Diferentemente, a exposição de motivos da CPRB teve a intenção de combater planejamentos tributários nocivos, tendo em vista o aumento da terceirização que mascarava a relação de emprego. Conseguintemente, houve queda na arrecadação das contribuições previdenciárias, e ao final, os empregados ficavam sem ter de quem cobrar seus direitos, evitando, dessa forma, a relação empresa-empresa.
Sobre o argumento de benefício fiscal, não se aplica ao Funrural, pois a tributação foi transferida para a receita bruta por opção do legislador, com a intenção de aumentar a arrecadação e gerar mais empregos formais. Uma vez que, além de ser mais onerosa a contribuição sobre a receita bruta, nunca foi feito um estudo de impacto orçamentário pela renúncia de receita desse suposto incentivo.

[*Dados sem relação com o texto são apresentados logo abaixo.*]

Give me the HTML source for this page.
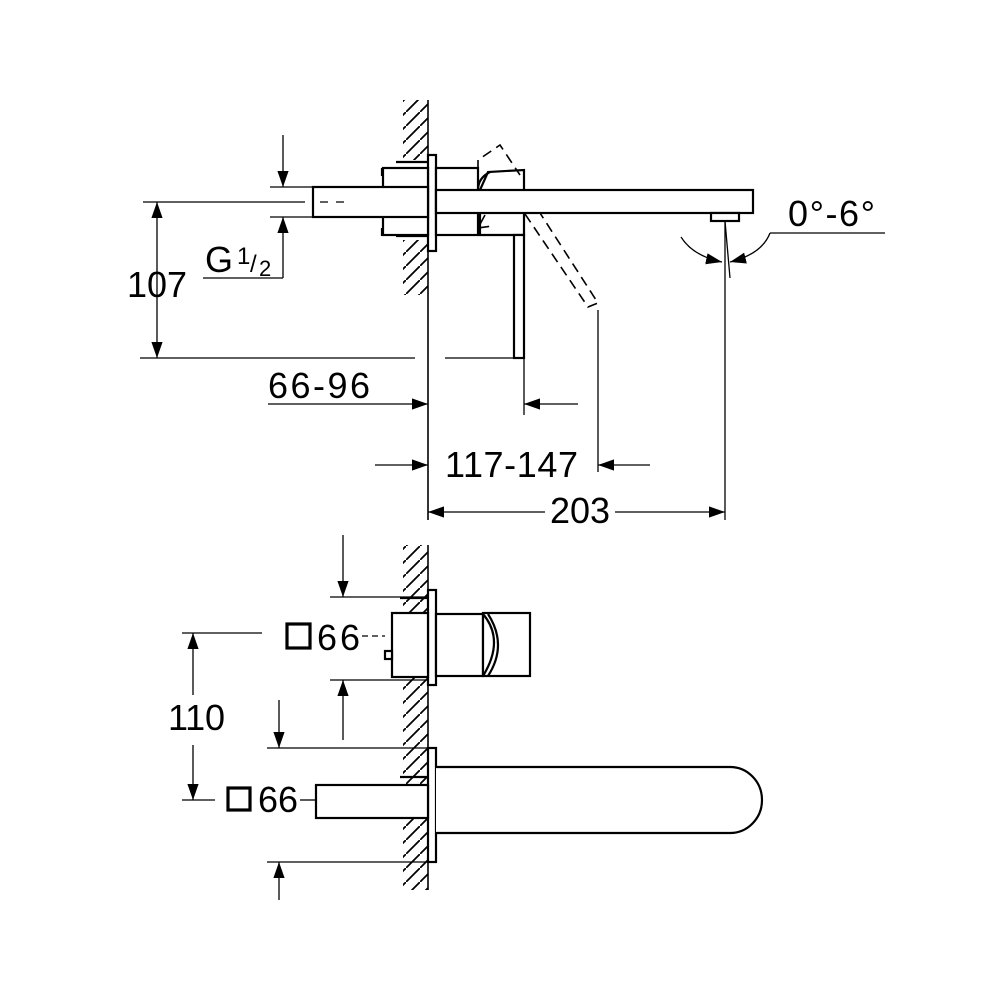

Com relação à facultatividade na adoção do regime, a qual foi uma das justificativas do judiciário para incluir o ICMS na base de cálculo, não se aplica à agroindústria, uma vez que a contribuição sobre a receita bruta é obrigatória e inexiste facultatividade, diferentemente da CPRB que, desde 2015, possui adoção facultativa.

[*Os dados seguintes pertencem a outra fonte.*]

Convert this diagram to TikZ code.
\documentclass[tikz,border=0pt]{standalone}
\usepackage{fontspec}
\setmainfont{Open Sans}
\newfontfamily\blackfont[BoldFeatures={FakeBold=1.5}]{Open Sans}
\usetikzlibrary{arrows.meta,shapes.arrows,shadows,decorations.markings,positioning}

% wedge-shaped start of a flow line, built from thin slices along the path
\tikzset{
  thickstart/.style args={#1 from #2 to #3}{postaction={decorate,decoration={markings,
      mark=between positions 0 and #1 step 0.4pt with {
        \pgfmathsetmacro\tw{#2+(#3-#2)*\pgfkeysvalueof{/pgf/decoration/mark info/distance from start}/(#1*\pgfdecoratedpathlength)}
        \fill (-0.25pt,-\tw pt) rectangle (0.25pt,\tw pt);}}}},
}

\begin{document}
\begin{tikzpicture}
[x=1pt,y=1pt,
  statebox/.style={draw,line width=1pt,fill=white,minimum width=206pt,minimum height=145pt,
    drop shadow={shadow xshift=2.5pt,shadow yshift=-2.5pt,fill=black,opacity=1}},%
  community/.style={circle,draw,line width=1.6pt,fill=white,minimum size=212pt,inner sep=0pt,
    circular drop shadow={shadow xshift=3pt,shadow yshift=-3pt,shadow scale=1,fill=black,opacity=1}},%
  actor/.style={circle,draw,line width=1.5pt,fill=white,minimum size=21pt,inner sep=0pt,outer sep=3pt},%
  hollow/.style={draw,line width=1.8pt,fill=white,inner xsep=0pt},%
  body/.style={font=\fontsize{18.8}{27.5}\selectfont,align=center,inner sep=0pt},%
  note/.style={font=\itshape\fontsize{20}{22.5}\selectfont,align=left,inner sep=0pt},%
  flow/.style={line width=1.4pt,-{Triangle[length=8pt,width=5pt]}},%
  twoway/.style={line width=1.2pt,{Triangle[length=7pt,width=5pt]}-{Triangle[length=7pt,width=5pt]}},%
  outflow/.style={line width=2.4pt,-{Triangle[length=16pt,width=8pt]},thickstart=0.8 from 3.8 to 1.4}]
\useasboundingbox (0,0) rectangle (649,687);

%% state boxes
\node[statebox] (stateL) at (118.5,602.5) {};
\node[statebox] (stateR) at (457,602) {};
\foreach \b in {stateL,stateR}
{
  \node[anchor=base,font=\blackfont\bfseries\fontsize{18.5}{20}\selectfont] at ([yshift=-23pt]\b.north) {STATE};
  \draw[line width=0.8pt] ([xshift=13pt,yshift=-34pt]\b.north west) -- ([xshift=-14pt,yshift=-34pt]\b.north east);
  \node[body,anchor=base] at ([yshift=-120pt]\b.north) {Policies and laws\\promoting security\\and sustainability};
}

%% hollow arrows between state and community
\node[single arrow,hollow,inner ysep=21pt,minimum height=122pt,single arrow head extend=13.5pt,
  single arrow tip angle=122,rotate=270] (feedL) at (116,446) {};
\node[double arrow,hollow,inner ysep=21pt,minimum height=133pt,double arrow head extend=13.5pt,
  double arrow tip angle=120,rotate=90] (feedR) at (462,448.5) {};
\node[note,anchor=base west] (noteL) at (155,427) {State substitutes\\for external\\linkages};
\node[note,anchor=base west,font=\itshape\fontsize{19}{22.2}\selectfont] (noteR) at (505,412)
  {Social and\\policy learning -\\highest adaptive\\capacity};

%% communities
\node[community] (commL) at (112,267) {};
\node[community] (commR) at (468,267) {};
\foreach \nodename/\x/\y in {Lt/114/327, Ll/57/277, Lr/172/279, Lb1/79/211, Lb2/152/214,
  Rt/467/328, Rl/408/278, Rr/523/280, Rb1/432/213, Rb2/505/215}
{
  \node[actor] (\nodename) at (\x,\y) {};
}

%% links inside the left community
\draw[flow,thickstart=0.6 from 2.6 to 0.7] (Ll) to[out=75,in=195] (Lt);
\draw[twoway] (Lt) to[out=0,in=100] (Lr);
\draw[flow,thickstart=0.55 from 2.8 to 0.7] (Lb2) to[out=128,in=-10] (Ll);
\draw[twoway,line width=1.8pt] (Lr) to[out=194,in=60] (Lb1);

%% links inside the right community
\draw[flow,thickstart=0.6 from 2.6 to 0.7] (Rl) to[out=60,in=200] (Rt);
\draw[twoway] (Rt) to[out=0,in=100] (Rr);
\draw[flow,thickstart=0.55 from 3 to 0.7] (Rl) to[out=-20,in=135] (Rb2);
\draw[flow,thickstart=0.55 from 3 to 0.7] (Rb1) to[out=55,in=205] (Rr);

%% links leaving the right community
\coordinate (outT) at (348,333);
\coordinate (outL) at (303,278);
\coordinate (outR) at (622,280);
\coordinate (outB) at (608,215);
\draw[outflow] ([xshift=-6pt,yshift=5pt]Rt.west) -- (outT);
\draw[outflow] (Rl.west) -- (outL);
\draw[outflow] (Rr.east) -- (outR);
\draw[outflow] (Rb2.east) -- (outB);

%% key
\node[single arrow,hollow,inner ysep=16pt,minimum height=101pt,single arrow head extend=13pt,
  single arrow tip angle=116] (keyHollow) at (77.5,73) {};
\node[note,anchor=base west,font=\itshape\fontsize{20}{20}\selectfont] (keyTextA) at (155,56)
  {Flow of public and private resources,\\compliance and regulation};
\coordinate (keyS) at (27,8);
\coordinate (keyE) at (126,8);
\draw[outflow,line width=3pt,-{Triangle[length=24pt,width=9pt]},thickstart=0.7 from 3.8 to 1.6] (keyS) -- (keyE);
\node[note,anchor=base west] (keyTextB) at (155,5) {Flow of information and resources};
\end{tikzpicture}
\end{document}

Outrossim, a contribuição da agroindústria, exposta no art. 22-A da Lei 8.212/91, foi inserida pela Lei 10.256/01, devido à declaração de inconstitucionalidade da contribuição pela ADI 1103, haja vista que o termo “receita bruta” ainda não havia sido inserido no nosso ordenamento jurídico à época.
Já a CPRB, que é derivada da MP 540/11, convertida na Lei 12.546/11, apenas foi autorizada no nosso ordenamento jurídico após a EC 42/03, ao introduzir o §13 no art. 195 da Lei Maior, o qual atualmente foi revogado pelo §9° com a EC 103/19.
Compreende-se, portanto, que as razões de decidir do Tema 69 seriam as mais adequadas para se aplicar às agroindústrias, devido à semelhança de base de cálculo com o PIS e a Cofins, e, pelo próprio STF ter se manifestado ao julgar o Tema 281, de modo a afirmar que a “receita bruta proveniente da comercialização” está inserida na acepção do termo “receita bruta” e “faturamento” do art. 195, I, b da Magna Carta.
Por fim, percebe-se que o STF, ao entender pela legitimidade da inclusão do ICMS na base de cálculo da contribuição ao Funrural, com a aplicação do conceito de receita bruta da Lei 12.973/14, não cumpriu o papel de sua competência, isto é, não interpretou se a constituição autoriza ou não a inclusão do ICMS, mas sim, adentrou na interpretação de leis infraconstitucionais, que é de atribuição do STJ.